Licht und Tod – zwei Begriffe, mit denen Adonis gerne spielt. Der wohl bedeutendste arabische Dichter der Gegenwart, der regelmäßig für den Literaturnobelpreis im Gespräch ist, greift in seinen Gedichten immer wieder auf die poetischen Bilder von Helligkeit und Dunkelheit zurück, um die eigene Hoffnung in Kontrast zu den Verhältnissen in der arabischen Welt zu stellen: „Ich lebe mit dem Licht“, heißt es da in einem Gedicht, während die „Zukunft der Freiheit“ ein Land beschreibt, in dem „keine Finsternis“ herrscht.
Klassische Motive, doch derart elegant verpackt und intensiv formuliert, wie es kaum ein zweiter vermag. Einige dieser lyrischen Perlen waren am vergangenen Mittwoch im Rahmen des
deutsch-arabischen Lyriksalons im Kammermusiksaals des Beethovenhauses zu hören – in Übersetzungen vorgetragen vom deutsch-syrischen Dichter Fouad El-Auwad und der Bonner Autorin Gabriele Frings
und im Original von Adonis selbst, der erst in diesem Jahr mit dem Petrarca-Preis für sein umtriebiges Schaffen geehrt wurde und in Bonn für seine eindringlich-fließende, von vielen Gesten
begleitete Deklamation gefeiert wurde. Der ebenfalls eingeladene Oud-Virtuose Raed Khoshaba konnte allerdings nicht für die geplante musikalische Untermalung sorgen – er steckte im Stau auf der
gesperrten A4 fest.
Der 83-jährige Ali Ahmad Said, der seit fast sieben Dekaden als Adonis schreibt und publiziert, ist eine Legende. Wenn auch eine umstrittene. Einer, der sich in seinen Wortbeiträgen gegen
Diktatoren wie Assad stellt und sich doch immer wieder anhören muss, dass er sich nicht positionieren würde, weil er etwa den syrischen Rebellen seine Unterstützung verweigert. Doch Adonis geht
es um eine grundlegendere Revolution, wie er nach der Lesung im Gespräch mit dem deutsch-irakischen, die Aussagen des Literaten übersetzenden Journalisten Hasan Hussain und dem engagierten
Publikum erklärt. Nicht eine, die einen despotischen Machtblock durch einen anderen ersetzt, sondern eine, die Religion und Staat klar trennt und die Frauen von den Gesetzen der Sharia befreit.
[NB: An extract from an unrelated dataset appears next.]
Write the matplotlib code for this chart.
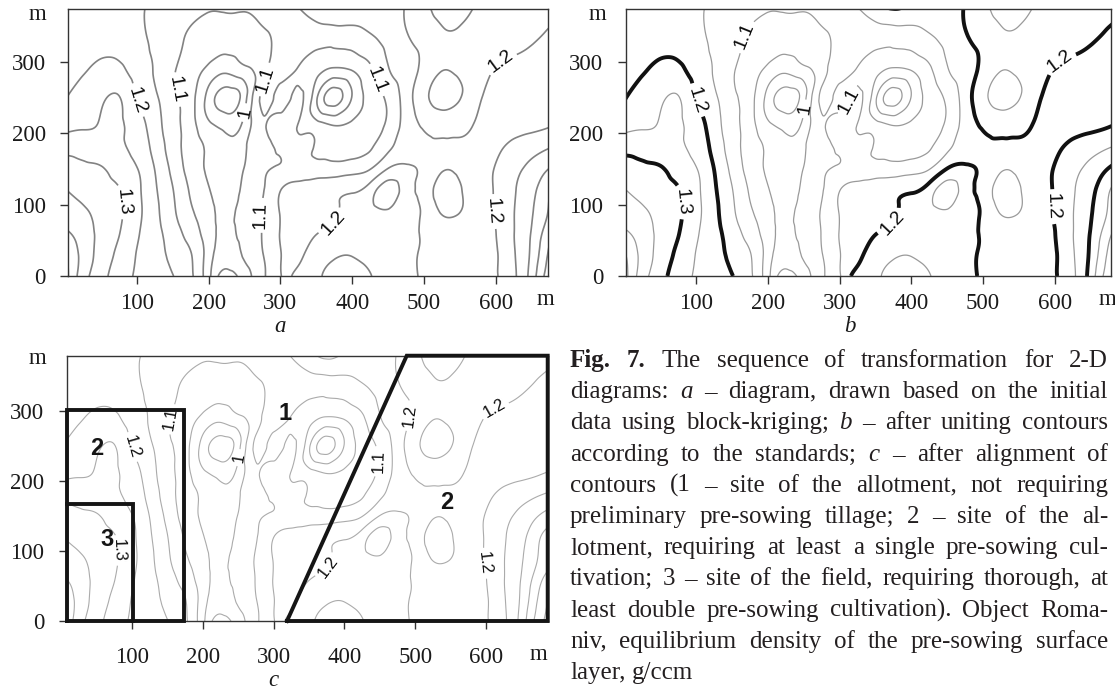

„Mit meinen Gedichten spreche ich jene an, dies das vorbereiten“, sagt der Lyriker – der dabei sowohl Gegner in der arabischen Welt als auch in Westeuropa ausmacht, dessen Einmischung Adonis
strikt ablehnt.
Mehr als eine Stunde lang diskutieren Adonis und das Publikum unter der Moderation von Christoph Leisten. Ausufernde Fragen treffen auf häufig noch ausladendere Antworten, die Rolle der
Intellektuellen wird ebenso thematisiert wie die Stellung der Frau und die aktuellen Proteste in der Türkei. Der Gesprächsbedarf ist offenbar groß. Jetzt müssen die liberalen Ideen nur noch an
den richtigen Stellen ihre Wirkung entfalten.